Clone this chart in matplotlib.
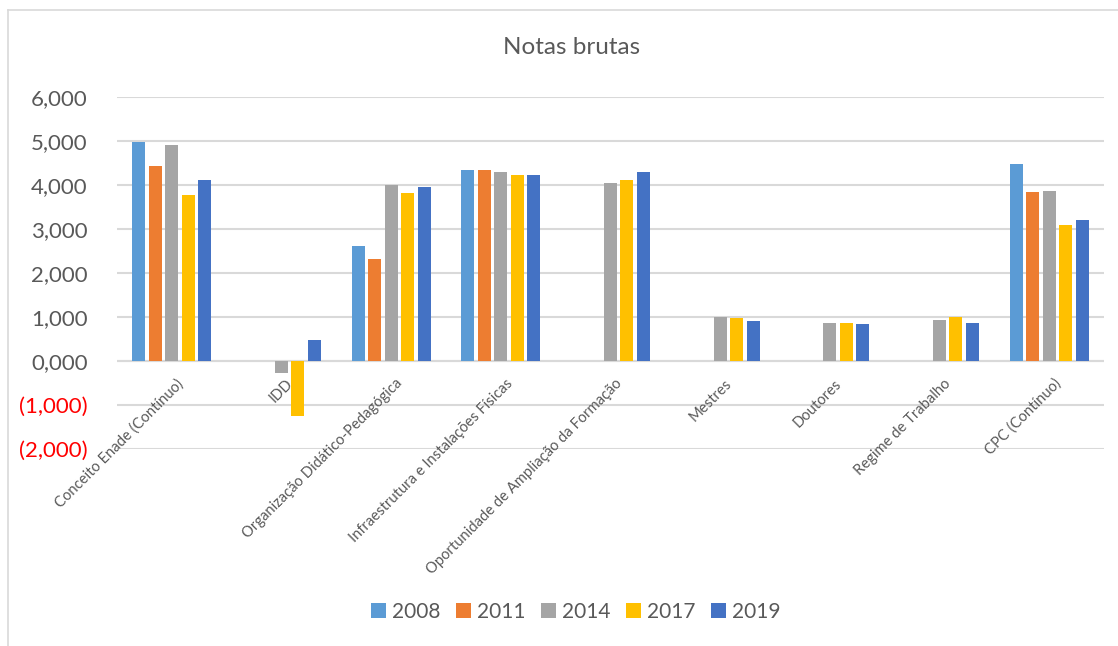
import numpy as np
import matplotlib.pyplot as plt
from matplotlib.lines import Line2D
from matplotlib.patches import Patch

# ── data ──────────────────────────────────────
categories = [
    "Conceito Enade (Contínuo)",
    "IDD",
    "Organização Didático-Pedagógica",
    "Infraestrutura e Instalações Físicas",
    "Oportunidade de Ampliação da Formação",
    "Mestres",
    "Doutores",
    "Regime de Trabalho",
    "CPC (Contínuo)",
]
years = ["2008", "2011", "2014", "2017", "2019"]
nan = np.nan
v2008 = [4.98, nan, 2.61, 4.34, nan, nan, nan, nan, 4.47]
v2011 = [4.43, nan, 2.32, 4.34, nan, nan, nan, nan, 3.83]
v2014 = [4.91, -0.28, 3.99, 4.30, 4.04, 1.00, 0.875, 0.94, 3.86]
v2017 = [3.77, -1.25, 3.81, 4.23, 4.11, 0.98, 0.875, 1.00, 3.10]
v2019 = [4.11, 0.47, 3.95, 4.23, 4.29, 0.92, 0.85, 0.86, 3.21]
series = [v2008, v2011, v2014, v2017, v2019]
colors = ["#5B9BD5", "#ED7D31", "#A5A5A5", "#FFC000", "#4472C4"]
yticks = list(range(-2, 7))

FONT = "Lato"
TXT = "#595959"

# ── figure ────────────────────────────────────
fig = plt.figure(figsize=(11.18, 6.46), dpi=100)
# chart frame: only the left and top edges are visible in the original
W, H = 1118, 646
fig.add_artist(Line2D([8 / W, 8 / W], [0, 1 - 10 / H], transform=fig.transFigure,
                      color="#D9D9D9", lw=1.2))
fig.add_artist(Line2D([8 / W, 1], [1 - 10 / H, 1 - 10 / H], transform=fig.transFigure,
                      color="#D9D9D9", lw=1.2))

ax = fig.add_axes([117 / W, 1 - 449 / H, (1104 - 117) / W, (449 - 97) / H])

x = np.arange(len(categories))
step = 0.150
width = 0.1185
for i, (vals, c) in enumerate(zip(series, colors)):
    ax.bar(x + (i - 2) * step, vals, width=width, color=c, zorder=3)

ax.set_xlim(-0.5, len(categories) - 0.5)
ax.set_ylim(-2, 6)
ax.set_yticks(yticks)
ax.yaxis.grid(True, color="#D9D9D9", lw=1.5, zorder=0)
for s in ax.spines.values():
    s.set_visible(False)
ax.axhline(0, color="#D9D9D9", lw=1.5, zorder=2)
ax.tick_params(axis="both", length=0)
ax.set_xticks([])


def ylab(v):
    # Excel number format: comma decimal, negatives in red parentheses
    s = "{:.3f}".format(abs(v)).replace(".", ",")
    return "({})".format(s) if v < 0 else s


ax.set_yticklabels([ylab(v) for v in yticks], fontsize=16, family=FONT)
for lab, v in zip(ax.get_yticklabels(), yticks):
    lab.set_color("#FF0000" if v < 0 else TXT)
ax.tick_params(axis="y", pad=21)

# category labels hang from the zero line
for xi, name in zip(x, categories):
    ax.text(xi + 0.04, -0.35, name, rotation=45, ha="right", va="top",
            rotation_mode="anchor", fontsize=10.6, color=TXT, family=FONT)

fig.text(0.511, 1 - 47 / H, "Notas brutas", ha="center", va="center",
         fontsize=17.5, color=TXT, family=FONT)

handles = [Patch(facecolor=c, label=y) for y, c in zip(years, colors)]
fig.legend(handles=handles, loc="center", bbox_to_anchor=(576 / W, 1 - 612 / H),
           ncol=5, frameon=False, prop={"family": FONT, "size": 15},
           handlelength=0.7, handleheight=0.7, handletextpad=0.3, columnspacing=0.75,
           labelcolor=TXT)

fig.savefig("out.png", dpi=100)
##############################
### WHAT TO DO
Omit the pictures and give the material again, exactly and in full.

### WRITTEN ANSWER
Clone this chart in matplotlib.
import numpy as np
import matplotlib.pyplot as plt
from matplotlib.lines import Line2D
from matplotlib.patches import Patch

# ── data ──────────────────────────────────────
categories = [
    "Conceito Enade (Contínuo)",
    "IDD",
    "Organização Didático-Pedagógica",
    "Infraestrutura e Instalações Físicas",
    "Oportunidade de Ampliação da Formação",
    "Mestres",
    "Doutores",
    "Regime de Trabalho",
    "CPC (Contínuo)",
]
years = ["2008", "2011", "2014", "2017", "2019"]
nan = np.nan
v2008 = [4.98, nan, 2.61, 4.34, nan, nan, nan, nan, 4.47]
v2011 = [4.43, nan, 2.32, 4.34, nan, nan, nan, nan, 3.83]
v2014 = [4.91, -0.28, 3.99, 4.30, 4.04, 1.00, 0.875, 0.94, 3.86]
v2017 = [3.77, -1.25, 3.81, 4.23, 4.11, 0.98, 0.875, 1.00, 3.10]
v2019 = [4.11, 0.47, 3.95, 4.23, 4.29, 0.92, 0.85, 0.86, 3.21]
series = [v2008, v2011, v2014, v2017, v2019]
colors = ["#5B9BD5", "#ED7D31", "#A5A5A5", "#FFC000", "#4472C4"]
yticks = list(range(-2, 7))

FONT = "Lato"
TXT = "#595959"

# ── figure ────────────────────────────────────
fig = plt.figure(figsize=(11.18, 6.46), dpi=100)
# chart frame: only the left and top edges are visible in the original
W, H = 1118, 646
fig.add_artist(Line2D([8 / W, 8 / W], [0, 1 - 10 / H], transform=fig.transFigure,
                      color="#D9D9D9", lw=1.2))
fig.add_artist(Line2D([8 / W, 1], [1 - 10 / H, 1 - 10 / H], transform=fig.transFigure,
                      color="#D9D9D9", lw=1.2))

ax = fig.add_axes([117 / W, 1 - 449 / H, (1104 - 117) / W, (449 - 97) / H])

x = np.arange(len(categories))
step = 0.150
width = 0.1185
for i, (vals, c) in enumerate(zip(series, colors)):
    ax.bar(x + (i - 2) * step, vals, width=width, color=c, zorder=3)

ax.set_xlim(-0.5, len(categories) - 0.5)
ax.set_ylim(-2, 6)
ax.set_yticks(yticks)
ax.yaxis.grid(True, color="#D9D9D9", lw=1.5, zorder=0)
for s in ax.spines.values():
    s.set_visible(False)
ax.axhline(0, color="#D9D9D9", lw=1.5, zorder=2)
ax.tick_params(axis="both", length=0)
ax.set_xticks([])


def ylab(v):
    # Excel number format: comma decimal, negatives in red parentheses
    s = "{:.3f}".format(abs(v)).replace(".", ",")
    return "({})".format(s) if v < 0 else s


ax.set_yticklabels([ylab(v) for v in yticks], fontsize=16, family=FONT)
for lab, v in zip(ax.get_yticklabels(), yticks):
    lab.set_color("#FF0000" if v < 0 else TXT)
ax.tick_params(axis="y", pad=21)

# category labels hang from the zero line
for xi, name in zip(x, categories):
    ax.text(xi + 0.04, -0.35, name, rotation=45, ha="right", va="top",
            rotation_mode="anchor", fontsize=10.6, color=TXT, family=FONT)

fig.text(0.511, 1 - 47 / H, "Notas brutas", ha="center", va="center",
         fontsize=17.5, color=TXT, family=FONT)

handles = [Patch(facecolor=c, label=y) for y, c in zip(years, colors)]
fig.legend(handles=handles, loc="center", bbox_to_anchor=(576 / W, 1 - 612 / H),
           ncol=5, frameon=False, prop={"family": FONT, "size": 15},
           handlelength=0.7, handleheight=0.7, handletextpad=0.3, columnspacing=0.75,
           labelcolor=TXT)

fig.savefig("out.png", dpi=100)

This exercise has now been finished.